Transgender Anti-Heroes: Interview With Anais Caura
After making its rounds on the European, Latin American and North American film festival circuit, The Man Woman Case (2017) has taken home the Jury Prize at Annecy International Animated Film Festival 2017, Special mention at Animafest Zagreb 2018 and Best Original Soundtrack at La Cabina Festival 2018.
Identified by Zippy Frames’ regular, Olga Bobrowska, as evidence that animated cinema d’auteur is not dead (yet), the film revolves around Italian immigrant Eugene Falleni as he navigates Sydney in 1920’s Australia as a transgender man.
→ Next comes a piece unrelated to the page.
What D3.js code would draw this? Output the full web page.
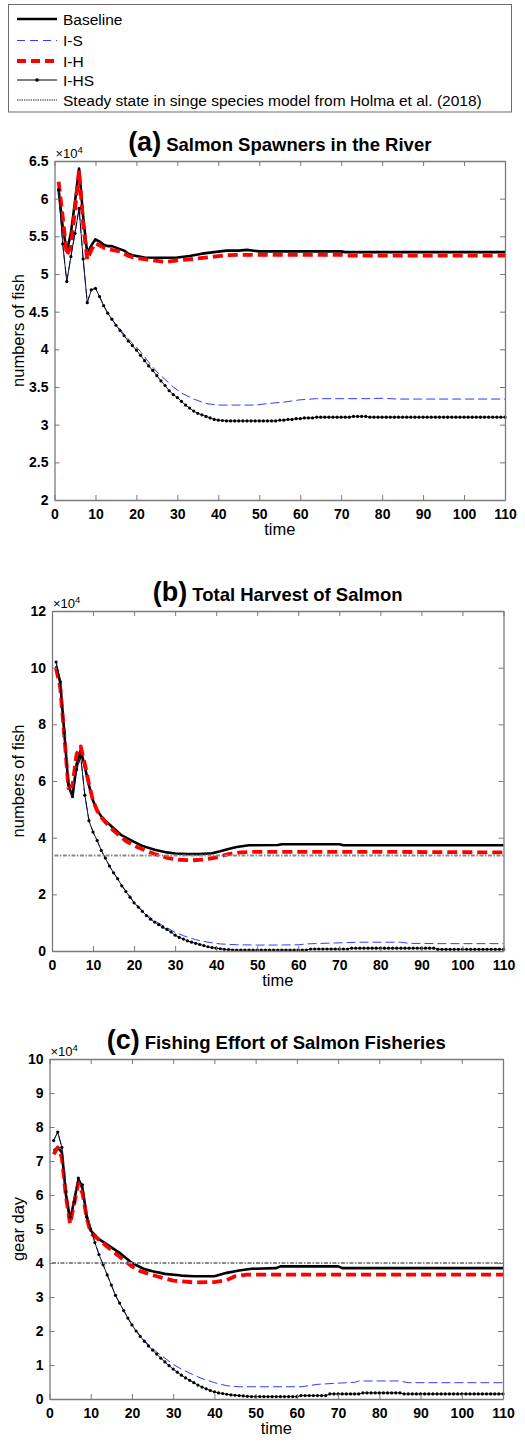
<!DOCTYPE html>
<html>
<head>
<meta charset="utf-8">
<script src="https://cdn.jsdelivr.net/npm/d3@7"></script>
<style>
body { margin: 0; background: #fff; }
svg { display: block; font-family: Arial, "Liberation Sans", sans-serif; }
</style>
</head>
<body>
<div id="chart"></div>
<script>
// all values are in units of 10^4 (as on the axes)
var years = d3.range(1, 111);
var xTicks = d3.range(0, 111, 10);

var seriesNames = ["Baseline", "I-S", "I-H", "I-HS", "Steady state in singe species model from Holma et al. (2018)"];

// ---- (a) Salmon spawners in the river
var aTicks = [2, 2.5, 3, 3.5, 4, 4.5, 5, 5.5, 6, 6.5];
var aBaseT = [1,2,3,4,5,6,7,8,9,10,11,12,13,14,15,16,17,18,19,20,22,25,28,30,33,36,39,42,45,47,50,60,70,71,80,90,100,110];
var aBaseV = [6.12,5.63,5.30,5.54,5.96,6.40,5.76,5.27,5.38,5.46,5.43,5.39,5.37,5.37,5.35,5.33,5.31,5.27,5.25,5.24,
  5.22,5.215,5.215,5.22,5.24,5.27,5.29,5.31,5.31,5.32,5.30,5.30,5.30,5.29,5.29,5.29,5.29,5.29];
var aIST = [1,2,3,4,5,6,7,8,9,10,11,12,13,14,15,16,17,18,19,20,21,22,23,25,27,29,31,34,37,40,44,49,52,56,60,64,70,76,80,84,90,100,110];
var aISV = [6.12,5.40,4.90,5.23,5.54,5.87,5.20,4.62,4.79,4.81,4.70,4.58,4.48,4.40,4.33,4.27,4.20,4.14,4.08,4.03,3.97,3.90,3.83,
  3.70,3.60,3.50,3.42,3.34,3.28,3.26,3.26,3.26,3.28,3.30,3.33,3.345,3.345,3.345,3.35,3.34,3.34,3.34,3.34];
var aIHT = [1,2,3,4,5,6,7,8,9,10,11,12,14,16,18,20,23,27,30,34,39,42,45,50,60,70,71,80,90,100,110];
var aIHV = [6.225,5.76,5.25,5.36,5.85,6.38,5.67,5.19,5.32,5.41,5.38,5.35,
  5.32,5.30,5.24,5.21,5.19,5.16,5.18,5.20,5.23,5.25,5.255,5.255,5.255,5.255,5.245,5.245,5.245,5.245,5.245];
var aIHSV = [6.12,5.40,4.90,5.23,5.54,5.87,5.20,4.62,4.79,4.81,4.70,4.58,4.48,4.40,4.32,4.25,4.18,4.11,4.05,3.99,
  3.92,3.85,3.78,3.72,3.65,3.58,3.52,3.45,3.40,3.36,3.31,3.26,3.22,3.18,3.15,3.13,3.11,3.09,3.07,3.06,
  3.055,3.05,3.05,3.05,3.05,3.05,3.05,3.05,3.05,3.05,3.05,3.05,3.05,3.05,3.06,3.06,3.07,3.07,3.08,3.08,
  3.09,3.09,3.09,3.10,3.10,3.10,3.10,3.10,3.10,3.10,3.10,3.10,3.11,3.11,3.11,3.11,3.10,3.10,3.10,3.10,
  3.10,3.10,3.10,3.10,3.10,3.10,3.10,3.10,3.10,3.10,3.10,3.10,3.10,3.10,3.10,3.10,3.10,3.10,3.10,3.10,
  3.10,3.10,3.10,3.10,3.10,3.10,3.10,3.10,3.10,3.10];

// ---- (b) Total harvest of salmon
var bTicks = [0, 2, 4, 6, 8, 10, 12];
var bBaseT = [1,2,3,4,5,6,7,8,9,10,11,12,13,15,17,20,22,25,28,30,33,36,39,41,43,45,48,55,56,70,71,110];
var bBaseV = [10.05,9.5,7.7,5.85,5.45,6.6,7.1,6.5,5.85,5.3,4.98,4.75,4.6,
  4.33,4.08,3.85,3.71,3.57,3.48,3.44,3.42,3.42,3.45,3.52,3.6,3.67,3.73,3.74,3.77,3.77,3.73,3.73];
var bIST = [1,2,3,4,5,6,7,8,9,10,11,12,13,14,15,17,20,23,26,28,30,32,35,38,41,45,50,55,60,62,66,75,85,87,95,110];
var bISV = [10.2,9.5,7.7,5.9,5.45,6.4,6.85,5.5,4.6,4.2,3.9,3.55,3.28,3.0,2.76,
  2.32,1.72,1.28,0.98,0.82,0.66,0.54,0.40,0.31,0.25,0.22,0.21,0.21,0.22,0.25,0.27,0.31,0.31,0.27,0.26,0.26];
var bIHT = [1,2,3,4,5,6,7,8,9,10,11,12,13,15,18,21,25,28,31,34,37,40,43,46,49,60,80,110];
var bIHV = [9.98,9.3,7.6,5.75,5.85,6.95,7.22,6.6,5.9,5.3,4.95,4.72,4.55,
  4.25,3.88,3.65,3.42,3.29,3.22,3.2,3.23,3.3,3.42,3.48,3.5,3.5,3.5,3.48];
var bIHSV = [10.2,9.5,7.7,5.9,5.45,6.4,6.85,5.5,4.6,4.2,3.9,3.55,3.28,3.0,2.76,2.55,2.3,2.1,1.9,1.7,
  1.55,1.4,1.25,1.12,1.02,0.93,0.84,0.76,0.67,0.56,0.48,0.42,0.36,0.31,0.27,0.23,0.19,0.15,0.12,0.10,
  0.08,0.06,0.05,0.035,0.035,0.035,0.035,0.035,0.035,0.035,0.035,0.035,0.035,0.035,0.035,0.035,0.035,0.035,0.035,0.035,
  0.035,0.035,0.07,0.07,0.07,0.07,0.07,0.07,0.07,0.07,0.07,0.07,0.10,0.10,0.10,0.10,0.10,0.10,0.10,0.10,
  0.10,0.10,0.10,0.10,0.10,0.10,0.10,0.10,0.10,0.10,0.10,0.10,0.10,0.06,0.06,0.06,0.06,0.06,0.06,0.06,
  0.06,0.06,0.06,0.06,0.06,0.06,0.06,0.06,0.06,0.06];
var bSteady = 3.37;

// ---- (c) Fishing effort of salmon fisheries
var cTicks = [0, 1, 2, 3, 4, 5, 6, 7, 8, 9, 10];
var cBaseT = [1,2,3,4,5,6,7,8,9,10,12,15,17,20,23,25,28,32,35,40,43,46,49,55,56,70,71,110];
var cBaseV = [7.3,7.4,7.25,6.0,5.25,5.85,6.45,6.2,5.4,4.95,
  4.7,4.46,4.3,4.0,3.82,3.76,3.68,3.63,3.61,3.61,3.71,3.78,3.83,3.85,3.9,3.9,3.85,3.85];
var cIST = [1,2,3,4,5,6,7,8,9,10,12,14,16,18,20,22,24,26,28,30,32,34,37,40,43,46,51,61,65,69,74,75,85,87,110];
var cISV = [7.6,7.85,7.4,6.1,5.35,5.8,6.5,6.3,5.35,5.0,
  4.25,3.65,3.05,2.6,2.18,1.86,1.6,1.38,1.2,1.02,0.88,0.76,0.6,0.48,0.39,0.36,0.36,0.36,0.43,0.46,0.49,0.53,0.53,0.48,0.48];
var cIHT = [1,2,3,4,5,6,7,8,9,10,15,20,22,26,30,35,40,43,45,48,60,80,110];
var cIHV = [7.2,7.4,7.1,5.95,5.15,5.75,6.35,6.05,5.35,4.88,
  4.38,3.9,3.76,3.61,3.48,3.43,3.44,3.5,3.61,3.66,3.66,3.66,3.66];
var cIHSV = [7.6,7.85,7.4,6.1,5.35,5.8,6.5,6.3,5.35,5.0,4.6,4.25,3.95,3.65,3.35,3.05,2.82,2.6,2.38,2.18,
  2.0,1.84,1.7,1.56,1.44,1.32,1.2,1.09,0.98,0.88,0.79,0.7,0.62,0.55,0.48,0.41,0.35,0.3,0.25,0.21,
  0.18,0.16,0.14,0.12,0.11,0.10,0.09,0.08,0.07,0.07,0.07,0.07,0.07,0.07,0.07,0.07,0.07,0.07,0.07,0.07,
  0.10,0.10,0.10,0.10,0.10,0.10,0.10,0.15,0.15,0.15,0.15,0.15,0.15,0.15,0.15,0.18,0.18,0.18,0.18,0.18,
  0.18,0.18,0.18,0.18,0.18,0.15,0.15,0.15,0.15,0.15,0.15,0.15,0.15,0.15,0.15,0.15,0.15,0.15,0.15,0.15,
  0.15,0.15,0.15,0.15,0.15,0.15,0.15,0.15,0.15,0.15];
var cSteady = 4.0;

var axisColor = "#7a7a7a";
var styles = {
  base:   {stroke: "#000", width: 2.6, dash: null},
  is:     {stroke: "#2f3dff", width: 1, dash: "9,4"},
  ih:     {stroke: "#ff0000", width: 3.8, dash: "10,5"},
  ihs:    {stroke: "#000", width: 0.9, dash: null},
  steady: {stroke: "#8a8a8a", width: 2, dash: "4,1.5,1.5,1.5"}
};

var svg = d3.select("#chart").append("svg")
  .attr("width", 525)
  .attr("height", 1444);
svg.append("rect").attr("width", 525).attr("height", 1444).attr("fill", "#fff");

// legend
var legend = svg.append("g");
legend.append("rect")
  .attr("x", 8.5).attr("y", 4.5).attr("width", 503).attr("height", 107.5)
  .attr("fill", "#fff").attr("stroke", "#6b6b6b").attr("stroke-width", 1);
var legendKeys = ["base", "is", "ih", "ihs", "steady"];
var legendY = [19, 40.5, 61, 80, 100];
legendKeys.forEach(function(k, i) {
  var s = styles[k];
  legend.append("line")
    .attr("x1", 17).attr("x2", 57).attr("y1", legendY[i]).attr("y2", legendY[i])
    .attr("stroke", s.stroke)
    .attr("stroke-width", k == "ihs" ? 1 : s.width)
    .attr("stroke-dasharray", k == "steady" ? "1.3,1" : (k == "is" ? "8,5" : (k == "ih" ? "9,5" : null)));
  if (k == "ihs") {
    legend.append("circle").attr("cx", 37).attr("cy", legendY[i]).attr("r", 1.8).attr("fill", "#000");
  }
  legend.append("text")
    .attr("x", 63).attr("y", legendY[i] + 5.5)
    .style("font-size", "15.5px")
    .text(seriesNames[i]);
});

function drawPanel(p) {
  var x = d3.scaleLinear().domain([0, 110]).range([p.left, p.right]);
  var y = d3.scaleLinear().domain([p.yTicks[0], p.yTicks[p.yTicks.length - 1]]).range([p.bottom, p.top]);
  var g = svg.append("g");

  var line = d3.line()
    .x(function(d) { return x(d[0]); })
    .y(function(d) { return y(d[1]); });

  function addSeries(t, v, s) {
    g.append("path")
      .datum(d3.zip(t, v))
      .attr("d", line)
      .attr("fill", "none")
      .attr("stroke", s.stroke)
      .attr("stroke-width", s.width)
      .attr("stroke-dasharray", s.dash)
      .attr("stroke-linejoin", "round");
  }
  addSeries(p.baseT, p.baseV, styles.base);
  addSeries(p.isT, p.isV, styles.is);
  addSeries(p.ihT, p.ihV, styles.ih);
  addSeries(years, p.ihsV, styles.ihs);
  g.append("g").selectAll("circle")
    .data(d3.zip(years, p.ihsV))
    .enter().append("circle")
      .attr("cx", function(d) { return x(d[0]); })
      .attr("cy", function(d) { return y(d[1]); })
      .attr("r", 1.6)
      .attr("fill", "#000");
  if (p.steady != null) {
    addSeries([0.6, 110], [p.steady, p.steady], styles.steady);
  }

  // box axes, ticks pointing in
  var fmt = function(d) { return String(d); };
  var axes = [
    {a: d3.axisBottom(x).tickValues(xTicks).tickSize(-5).tickPadding(9).tickFormat(fmt), tr: "translate(0," + p.bottom + ")"},
    {a: d3.axisTop(x).tickValues(xTicks).tickSize(-5).tickFormat(""), tr: "translate(0," + p.top + ")"},
    {a: d3.axisLeft(y).tickValues(p.yTicks).tickSize(-5).tickPadding(6).tickFormat(fmt), tr: "translate(" + p.left + ",0)"},
    {a: d3.axisRight(y).tickValues(p.yTicks).tickSize(-5).tickFormat(""), tr: "translate(" + p.right + ",0)"}
  ];
  axes.forEach(function(ax) {
    var ag = g.append("g").attr("transform", ax.tr).call(ax.a.tickSizeOuter(0));
    ag.select(".domain").attr("stroke", axisColor).attr("stroke-width", 1.3);
    ag.selectAll(".tick line").attr("stroke", axisColor).attr("stroke-width", 1);
    ag.selectAll(".tick text")
      .attr("fill", "#000")
      .style("font-size", "14px")
      .style("font-weight", "bold")
      .style("font-family", "Arial, 'Liberation Sans', sans-serif");
  });

  // x10^4 multiplier
  var m = g.append("text")
    .attr("x", p.left + 1).attr("y", p.top - 3)
    .style("font-size", "13px");
  m.append("tspan").text("\u00d7" + "10");
  m.append("tspan").attr("dy", -5).style("font-size", "9.5px").text("4");

  // title
  var tt = g.append("text")
    .attr("x", (p.left + p.right) / 2).attr("y", p.top - 10)
    .attr("text-anchor", "middle")
    .style("font-weight", "bold");
  tt.append("tspan").style("font-size", "27px").text(p.tag);
  tt.append("tspan").attr("dx", 5).style("font-size", "18.5px").text(p.title);

  g.append("text")
    .attr("x", (p.left + p.right) / 2).attr("y", p.bottom + 35)
    .attr("text-anchor", "middle")
    .style("font-size", "16.5px")
    .text("time");

  g.append("text")
    .attr("transform", "translate(" + 24 + "," + ((p.top + p.bottom) / 2) + ") rotate(-90)")
    .attr("text-anchor", "middle")
    .style("font-size", "16.5px")
    .text(p.ylabel);
}

drawPanel({
  tag: "(a)", title: "Salmon Spawners in the River", ylabel: "numbers of fish",
  left: 54.5, right: 505, top: 161, bottom: 500, yTicks: aTicks,
  baseT: aBaseT, baseV: aBaseV, isT: aIST, isV: aISV, ihT: aIHT, ihV: aIHV, ihsV: aIHSV, steady: null
});
drawPanel({
  tag: "(b)", title: "Total Harvest of Salmon", ylabel: "numbers of fish",
  left: 52, right: 503.5, top: 611, bottom: 951, yTicks: bTicks,
  baseT: bBaseT, baseV: bBaseV, isT: bIST, isV: bISV, ihT: bIHT, ihV: bIHV, ihsV: bIHSV, steady: bSteady
});
drawPanel({
  tag: "(c)", title: "Fishing Effort of Salmon Fisheries", ylabel: "gear day",
  left: 49.5, right: 503, top: 1059, bottom: 1399, yTicks: cTicks,
  baseT: cBaseT, baseV: cBaseV, isT: cIST, isV: cISV, ihT: cIHT, ihV: cIHV, ihsV: cIHSV, steady: cSteady
});
</script>
</body>
</html>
Accused of his wife’s murder, Caura takes us on visceral and a sensorial trip through fragments of Falleni’s life. Difference is scary and difference intrigues. Paradoxically, it is in prison that Eugene will be free to be himself.
This is the first English-language interview for the The Man Woman Case.
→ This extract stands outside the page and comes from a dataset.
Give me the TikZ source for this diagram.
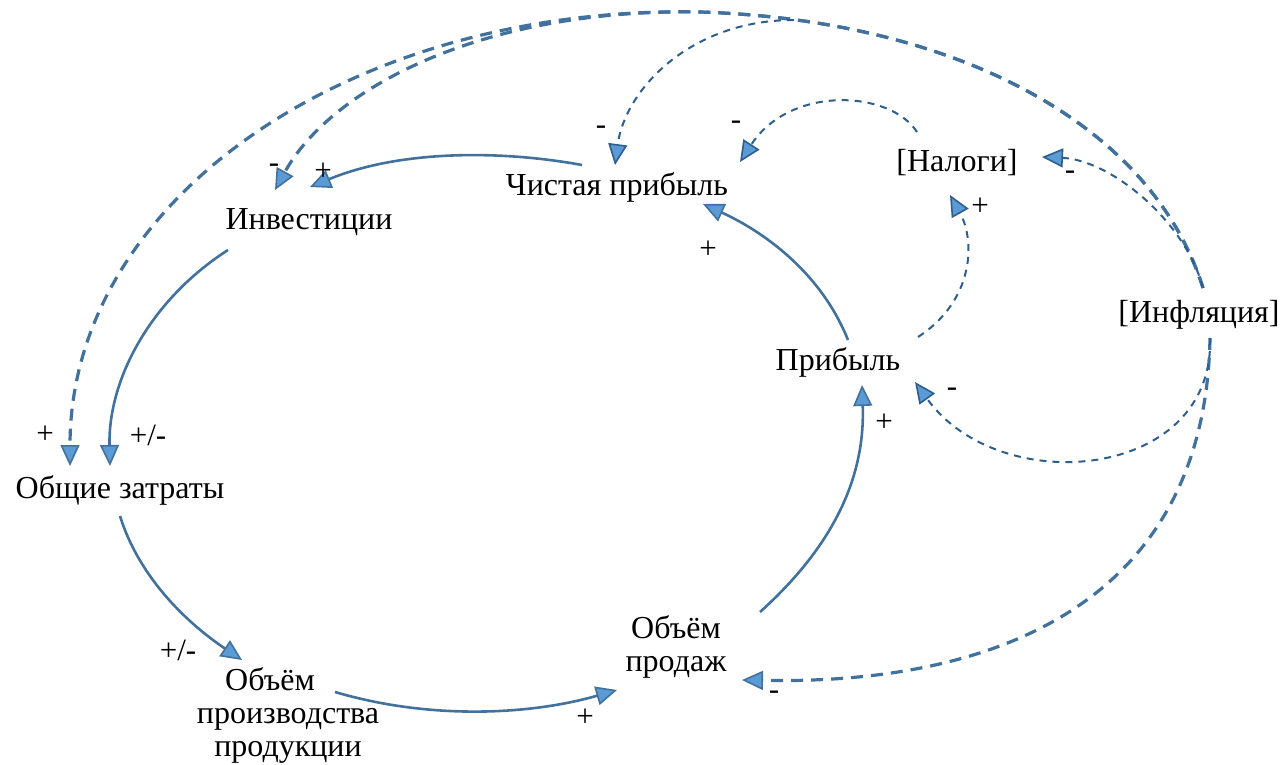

ZF: So, Eugene Fallini, what drew you to his story?
AC: It was actually his photo that really intrigued me. When he was taken into custody his first mugshot was taken while he was still dressed as a man, then after that they forced him to dress up as a woman to make a ridiculous comparison. It was horrible, because in doing so they made him suffer an enormous violence. In denying him access to his own personhood, they humiliated him. It’s worse than being taken into custody; it disowns him as a man.
He has this look, in the initial photo where he’s still dressed as a man with his lovely hat; his eyes convey a lot of pain and a lot of power. It’s a black and white image, and it’s as if his stare could break the lens of the camera. It’s a really impressive gaze, in it; you can see all the suffering in the world.
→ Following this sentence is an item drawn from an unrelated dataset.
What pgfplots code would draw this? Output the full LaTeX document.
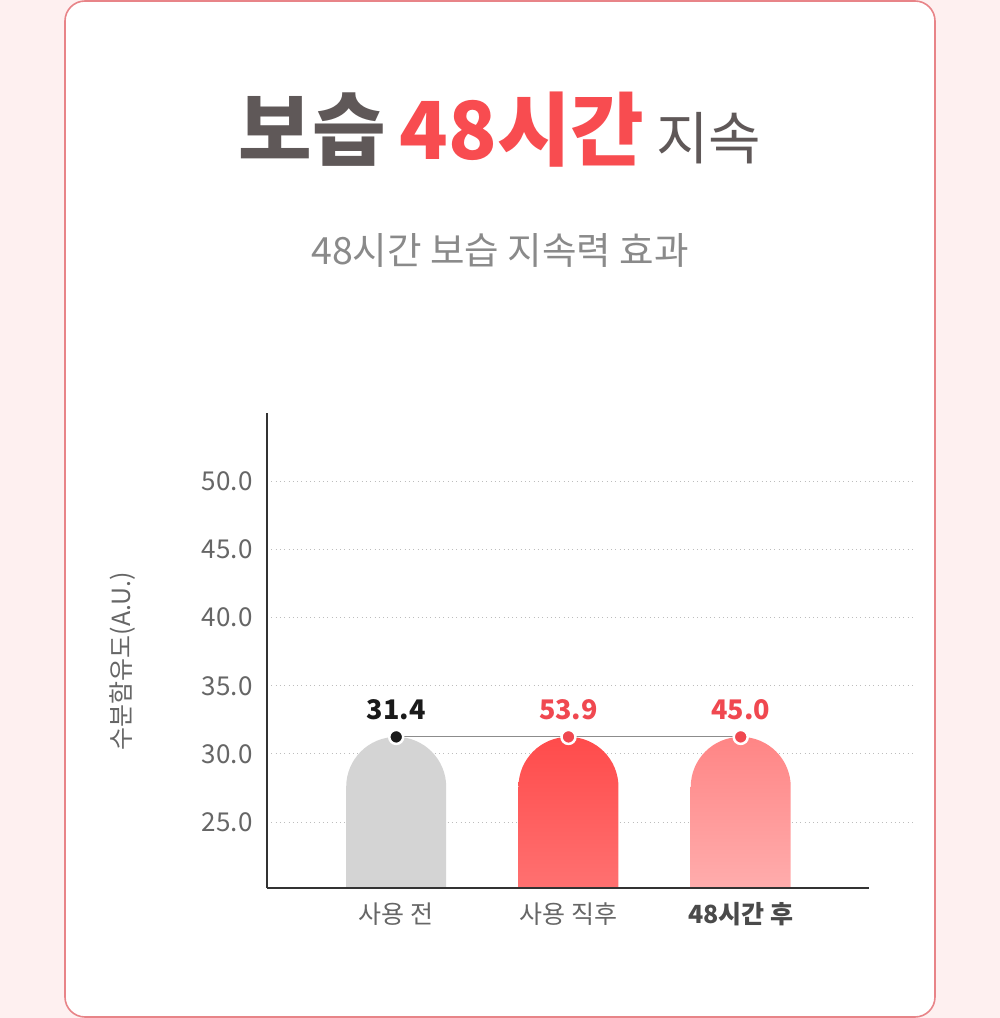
\documentclass[border=0pt]{standalone}
\usepackage{pgfplots}
\pgfplotsset{compat=1.18}
\usepackage{fontspec}
\setmainfont{Noto Sans CJK KR}

\definecolor{pagebg}{HTML}{FEF0F0}
\definecolor{cardline}{HTML}{E88488}
\definecolor{titlegray}{HTML}{5F5858}
\definecolor{titlered}{HTML}{F84C50}
\definecolor{subgray}{HTML}{8A8A8A}
\definecolor{tickgray}{HTML}{666666}
\definecolor{ticklabdark}{HTML}{4A4A4A}
\definecolor{axisdark}{HTML}{333333}
\definecolor{gridgray}{HTML}{BDBDBD}
\definecolor{linkgray}{HTML}{8C8C8C}
\definecolor{barA}{HTML}{D4D4D4}
\definecolor{barBtop}{HTML}{FF4B4B}
\definecolor{barBbot}{HTML}{FF8282}
\definecolor{barCtop}{HTML}{FF8585}
\definecolor{barCbot}{HTML}{FFBFBF}
\definecolor{dotdark}{HTML}{1A1A1A}
\definecolor{dotred}{HTML}{F04850}

\pgfplotsset{
  valbar/.style={ybar, bar shift=0pt, bar width=100pt, draw=none, rounded corners=50pt,
    nodes near coords, point meta=explicit,
    every node near coord/.append style={anchor=base, yshift=17pt,
      font=\fontsize{27}{30}\selectfont\bfseries,
      /pgf/number format/fixed, /pgf/number format/fixed zerofill,
      /pgf/number format/precision=1, /pgf/number format/assume math mode=true}},
}

\begin{document}
\begin{tikzpicture}[x=1pt,y=1pt]
% page and card
\fill[pagebg] (0,0) rectangle (1000,1018);
\draw[cardline, line width=1.6pt, fill=white, rounded corners=20pt] (65,1) rectangle (935,1017);

% titles
\node[anchor=base] at (500,858) {%
  {\fontsize{80}{86}\selectfont\bfseries\color{titlegray}보습}\hspace{14pt}%
  {\fontsize{80}{86}\selectfont\bfseries\color{titlered}48시간}\hspace{12pt}%
  {\fontsize{57}{62}\selectfont\color{titlegray}지속}};
\node[anchor=base, text=subgray] at (500,753) {\fontsize{37.5}{40}\selectfont 48시간 보습 지속력 효과};

% frame: grid, ticks, labels
\begin{axis}[
  at={(267pt,130pt)}, anchor=south west,
  scale only axis, width=646pt, height=475pt,
  xmin=-0.75, xmax=3.0, ymin=20.17, ymax=55,
  axis y line*=left, axis x line*=bottom,
  x axis line style={draw=none},
  y axis line style={axisdark, line width=2pt, -},
  xtick={0,1,2},
  xticklabels={사용 전, 사용 직후, {\bfseries\color{ticklabdark}48시간 후}},
  xticklabel style={font=\fontsize{25}{28}\selectfont, text=tickgray, yshift=-11pt},
  ytick={25,30,35,40,45,50},
  yticklabel style={font=\fontsize{26}{28}\selectfont, text=tickgray, xshift=-11pt,
    /pgf/number format/fixed, /pgf/number format/fixed zerofill,
    /pgf/number format/precision=1, /pgf/number format/assume math mode=true},
  major tick length=0pt,
  ymajorgrids,
  grid style={gridgray, line width=1pt, dash pattern=on 1pt off 3.3pt},
  ylabel={수분함유도(A.U.)},
  every axis y label/.style={at={(axis cs:-1.586,36.8)}, rotate=90, anchor=center,
    font=\fontsize{25}{28}\selectfont, text=tickgray},
]
\end{axis}

% bars, link line, dots and values; the axis reaches below the frame so the
% square bar bottoms are cut at the frame's lower edge
\begin{scope}
\clip (267,130) rectangle (913,605);
\begin{axis}[
  at={(267pt,59.5pt)}, anchor=south west,
  scale only axis, width=646pt, height=545.5pt,
  xmin=-0.75, xmax=3.0, ymin=15, ymax=55,
  hide axis,
]
% drawn height, label value in brackets
\addplot[valbar, fill=barA, nodes near coords style={text=dotdark}]
  coordinates {(0,31.25) [31.4]};
\addplot[valbar, top color=barBtop, bottom color=barBbot, nodes near coords style={text=dotred}]
  coordinates {(1,31.25) [53.9]};
\addplot[valbar, top color=barCtop, bottom color=barCbot, nodes near coords style={text=dotred}]
  coordinates {(2,31.25) [45.0]};
\addplot[linkgray, line width=1.2pt, no markers] coordinates {(0,31.25) (1,31.25) (2,31.25)};
\addplot[only marks, mark=*, mark size=7pt,
  mark options={fill=dotdark, draw=white, line width=2.5pt}] coordinates {(0,31.25)};
\addplot[only marks, mark=*, mark size=7pt,
  mark options={fill=dotred, draw=white, line width=2.5pt}] coordinates {(1,31.25) (2,31.25)};
\end{axis}
\end{scope}

\draw[axisdark, line width=2.5pt] (267,130) -- (869,130);
\end{tikzpicture}
\end{document}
He’s desperate, but at the same time, determined. There’s something powerful, and profound, in the image. I didn’t know that he was assigned female at birth. When I saw the photo, his eyes are what intrigued me.
Falleni in 1920. Photograph was taken by the New South Wales Police Department, likely on the day of arrest.
AC: I found it more beautiful than the other mugshots. The others convey a sense of bravado; they look at the photographer like, Yeh I’m a criminal! Whatcha gonna do about it? There was a sincerity in Falleni’s image that was absent from the others. He was sure of himself and his identity, and I think that’s what infuriated the authorities. I like looking at mugs, at criminals’ faces. But this one was different, it was really beautiful.
ZF: Looking up old photos of criminals is a hobby of yours?
AC: Not necessarily, I like old photos in general. My sketches draw a lot of inspiration from old, ugly faces that don’t really exist anymore. They have a way of asserting themselves, a way of being which is really strange. Then with criminals there’s something, not grotesque, but very rough. The black and white photography of the time accentuates everything, but it wasn’t an intentionally elaborate photography practice. This resulted in very powerful images, every time, which is perfect for illustration. I’m a big fan of looking at images in this vein, so after I found Fallini, I read a little bit about him which exacerbated the intrigue. His story is insane! I read into it, and then didn’t know what to do with this story. I wanted to turn it into a graphic novel, but I’ve never worked in this medium and didn’t really know how to do it.
ZF: But you make a comic, of sorts, when you start a film?
AC: A storyboard, yes, but for me this is not the same thing! The rhythm changes, in a storyboard you’re always using the same frame. But in comics and graphic novels you manipulate time and space by playing with the size and shape of the frame, then the act of turning the page will change the rhythm. This is something that I’m learning now and interests me a lot, but (for me) this remains very different to film. You can make animated images, or you can make a comic, but I don’t think they amalgamate easily. It’s a fine line though, what was I saying?
ZF: The photo.
AC: Yes, so, I find this photo. But I didn’t know what to do with his story. Then French TV made a call for proposals, they were looking for projects that may or may not include the words transgender, cross-dressing, escape, isolation, and straight away I knew I wanted to pitch Falleni’s story. I told my producer and we pitched it to French TV, but we didn’t think they would be interested in a period piece, so our proposal was to take the story and reconfigure it to fit within a contemporary setting. Then when we met with the studio, I began by telling Falleni’s story in its historical context. Immediately the studio representatives were like but the original story is so compelling, why don’t you tell it as it exists in history? Then my producer and I were like Well yeh! We agree!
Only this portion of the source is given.